Lapak demokrasi kita, sama sekali tak ada unsur agamanya. Baik Pemilu 1955 maupun sesudah reformasi. Parpol islamnya ada, tapi semua aturan mainnya ala Amerika. Saya setuju pandangan Daniel Lev tentang negara berdasarkan hukum sebelum amandemen menggunakan konsep rechtsstaat sekaligus the rule of law.
Rechtssaat adalah civil law dengan karakter administrarif, rule of law adalah common law berkarakter judicial. Kedua konsep itu, titik beratnya adalah HAM. Istilahnya saja yang beda. Equality before the law pada common law, rechtsmatigheid pada civil law.
Agar tak sama, founding fathers kita, bikin negara hukum baru, namanya negara hukum Pancasila. Bukan sipil law bukan common law. Yaitu dengan cara menambah azas kekeluargaan, musyawarah, kekuasaan fungsional. Jadilah konsep negara hukum hasil kolase, dioplos sana sini, hanya untuk sekadar kita ber-Trisakti.
Bagaimana ide kreatif tadi untuk diterjemahkan dalam sistem hukum, setelah dipakai 70 tahun tak jelas juga. Apakah frasa musyawarah berasal dari Al Quran, musyawaroh, ternyata bukan.

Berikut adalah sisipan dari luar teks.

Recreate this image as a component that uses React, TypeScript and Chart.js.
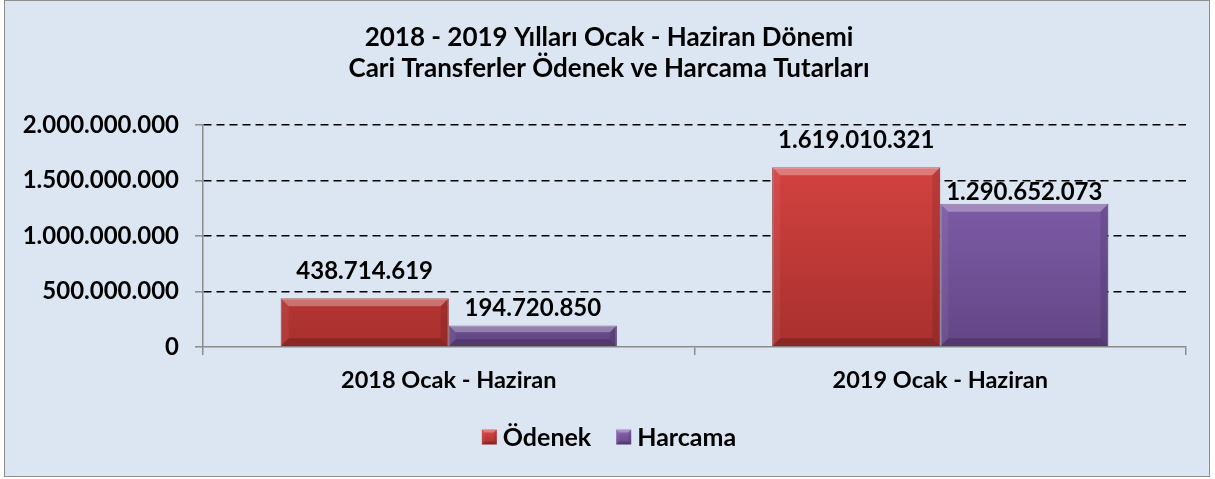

Apakah sistem fungsional kekuasaan tadi, rakyat tidak diametral dengan pemerintah, juga berakibat fatal begitu sistem demonstrasi dilegalkan oleh reformasi untuk menagih janji Presiden, di mana system negara hukum pancasila tadi dinyatakan sebagai negara hukum material berpaham welfare state. Pertanyaannya, kapan mau dirampungkan krusial point kolase itu? Siapa yang harus menyelesaikan?
Saya mengutip kekalahan Islam ketika system Eropa yang dipilih oleh faunding fathers, bukan Islam. Saya tak ikut-ikut mengatakan preman yang mendirikan Amerika. Kejar dong, siapa tahu memang preman, siapa tahu Jack the rilpper ikut jika direchtsvinding.
Kalau di Indonesia jelas Trump melanggar konstitusi, minimal melanggar prinsip freedom of relegion (kampanye anti agama). Tapi ajakan memasukkan agama ke dalam syistem hukum positif, juga melanggar konstitusi dan hukum. Itu masuk urusan Densus 88. (ts)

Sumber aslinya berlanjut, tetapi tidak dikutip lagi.